The first step of our journey into the past was our docent-led tour of the majestic two-story home giving us a glimpse into celebrating the holidays during the Victorian era complete with sights, scents, and sounds of the times. The exhibit told the story of a family gathered together at Christmas time to trim the tree, listen to stories, and celebrate their faith.
The house was beautifully decorated for the holidays, and we found wonderful surprises in every room. The Christmas tree had a flowing ribbon topper, popcorn/cranberry garland, candles for illumination, and homemade ornaments made from food. Holiday music from the 1800s could be heard in the music room, along with a lovely display of beautiful Christmas letters with penny post stamps and the history of the first Christmas card. The gorgeous dining room was lavishly set with Christmas fare including plum “figgy” pudding and red velvet cake.

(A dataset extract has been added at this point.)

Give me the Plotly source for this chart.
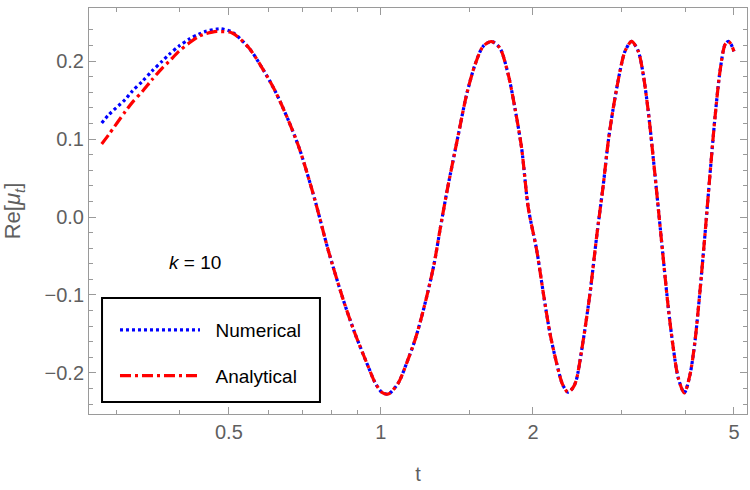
import plotly.graph_objects as go

# t values (log axis) and series values
t_early = [0.280, 0.289, 0.312, 0.322, 0.337, 0.352, 0.369, 0.380, 0.398, 0.417,
           0.436, 0.450, 0.473, 0.4816, 0.5076]
num_early = [0.1205, 0.131, 0.151, 0.1615, 0.174, 0.187, 0.200, 0.208, 0.219, 0.228,
             0.2345, 0.238, 0.241, 0.2414, 0.237]
ana_early = [0.0936, 0.1055, 0.1355, 0.147, 0.161, 0.176, 0.191, 0.199, 0.2124, 0.223,
             0.2316, 0.235, 0.238, 0.2378, 0.236]

t_late = [0.548, 0.582, 0.618, 0.657, 0.691, 0.740, 0.786, 0.842, 0.888, 0.944,
          0.973, 1.005, 1.034, 1.082, 1.124, 1.168, 1.204, 1.241, 1.275, 1.309,
          1.349, 1.423, 1.478, 1.535, 1.594, 1.656, 1.720, 1.787, 1.842, 1.899,
          1.958, 2.034, 2.097, 2.161, 2.228, 2.290, 2.346, 2.400, 2.437, 2.515,
          2.594, 2.674, 2.756, 2.819, 2.884, 2.974, 3.042, 3.136, 3.233, 3.307,
          3.383, 3.461, 3.541, 3.622, 3.707, 3.792, 3.879, 3.987, 4.092, 4.186,
          4.282, 4.381, 4.482, 4.585, 4.692, 4.800, 4.873, 4.930, 5.000]
val_late = [0.2167, 0.191, 0.161, 0.1227, 0.086, 0.022, -0.042, -0.106, -0.149, -0.192,
            -0.212, -0.225, -0.227, -0.213, -0.1876, -0.1577, -0.1278, -0.0936, -0.0594, -0.0167,
            0.0304, 0.1055, 0.157, 0.195, 0.219, 0.225, 0.2167, 0.1825, 0.1397, 0.0885,
            0.0115, -0.0423, -0.0978, -0.149, -0.1876, -0.215, -0.2245, -0.219, -0.209, -0.158,
            -0.0978, -0.025, 0.0414, 0.097, 0.1397, 0.187, 0.2124, 0.2252, 0.2124, 0.1825,
            0.1355, 0.0756, 0.0115, -0.0526, -0.1167, -0.168, -0.2064, -0.2255, -0.2022, -0.1594,
            -0.0953, -0.0227, 0.0542, 0.127, 0.187, 0.221, 0.2252, 0.222, 0.2124]

t_vals = t_early + t_late
numerical = num_early + val_late
analytical = ana_early + val_late

x_tickvals = [0.5, 1, 2, 5]
x_ticktext = ["0.5", "1", "2", "5"]
x_minor = [0.3, 0.4, 0.6, 0.7, 0.8, 0.9, 1.5, 3, 4]
y_tickvals = [-0.2, -0.1, 0.0, 0.1, 0.2]
y_minor = [round(-0.24 + 0.02 * i, 2) for i in range(25)]

FONT = "Liberation Sans, Arial, sans-serif"
GRAY = "#5f5f5f"
FRAME = "#9a9a9a"
NB = "\u00a0"

fig = go.Figure()
fig.add_trace(go.Scatter(
    x=t_vals, y=numerical, mode="lines", name=NB * 2 + "Numerical", legendgroup="a",
    line=dict(color="#0000ff", width=3.2, dash="3px,3px", shape="spline", smoothing=0.8)))
fig.add_trace(go.Scatter(
    x=t_vals, y=analytical, mode="lines", name=NB * 2 + "Analytical", legendgroup="b",
    line=dict(color="#ff0000", width=3.2, dash="11px,4px,3px,4px", shape="spline", smoothing=0.8)))

fig.update_layout(
    width=750, height=490,
    margin=dict(l=89, r=3, t=8, b=76),
    paper_bgcolor="white", plot_bgcolor="white",
    font=dict(family=FONT, size=19, color=GRAY),
    showlegend=True,
    legend=dict(
        x=0.0395, y=0.2537, xanchor="left", yanchor="top",
        borderwidth=0, bgcolor="rgba(0,0,0,0)",
        font=dict(family=FONT, size=19, color="black"),
        itemwidth=80, tracegroupgap=18, traceorder="grouped",
    ),
    shapes=[dict(
        type="rect", xref="paper", yref="paper",
        x0=0.0198, x1=0.351, y0=0.0296, y1=0.2857,
        line=dict(color="black", width=2), fillcolor="white", layer="below")],
    annotations=[dict(
        x=0.1185, y=0.372, xref="paper", yref="paper", showarrow=False,
        xanchor="left",
        text="<i>k</i> = 10", font=dict(family=FONT, size=19, color="black"))],
)

fig.update_xaxes(
    type="log", range=[-0.578, 0.7248],
    tickmode="array", tickvals=x_tickvals, ticktext=x_ticktext,
    ticks="inside", ticklen=7, tickwidth=1, tickcolor=FRAME,
    minor=dict(tickmode="array", tickvals=x_minor, ticks="inside", ticklen=4,
               tickwidth=1, tickcolor=FRAME, showgrid=False),
    showline=True, linecolor=FRAME, linewidth=1, mirror="ticks",
    showgrid=False, zeroline=False,
    tickfont=dict(family=FONT, size=20, color=GRAY),
    title=dict(text="t", font=dict(family=FONT, size=20, color=GRAY), standoff=24),
)
fig.update_yaxes(
    range=[-0.2526, 0.268],
    tickmode="array", tickvals=y_tickvals, tickformat=".1f",
    ticks="inside", ticklen=7, tickwidth=1, tickcolor=FRAME,
    minor=dict(tickmode="array", tickvals=y_minor, ticks="inside", ticklen=4,
               tickwidth=1, tickcolor=FRAME, showgrid=False),
    showline=True, linecolor=FRAME, linewidth=1, mirror="ticks",
    showgrid=False, zeroline=False,
    tickfont=dict(family=FONT, size=20, color=GRAY),
    title=dict(text="Re[<i>μ</i><sub><i>t</i></sub>]",
               font=dict(family=FONT, size=22, color=GRAY), standoff=20),
)

fig.write_html("out.html")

We experienced, discovered, and explored the families who once called this property home – from its beginnings as a farm for the tumultuous Farrell family, to its time as the home of the world-renowned sheep breeder, daughter Ammie Wilson. The two matriarchs, Mary Alice (mother) and Ammie (daughter), were both fiercely independent, strong-willed, charismatic, renegade women who forged a life beyond the standard “female roles” deemed appropriate by society and succeeded in a male-driven world.
Everyday life and technology have changed dramatically since Hunter and Mary Alice Farrell built their home here in 1891 along Plano’s Pitman Creek. Yet, some things remain constant – women achieving great successes in their lives and girlfriends still loving to spend time together today just as much as they did over 100 years ago. This unique holiday outing celebrating with friends kept the good vibes going throughout the season. We made it a December to remember.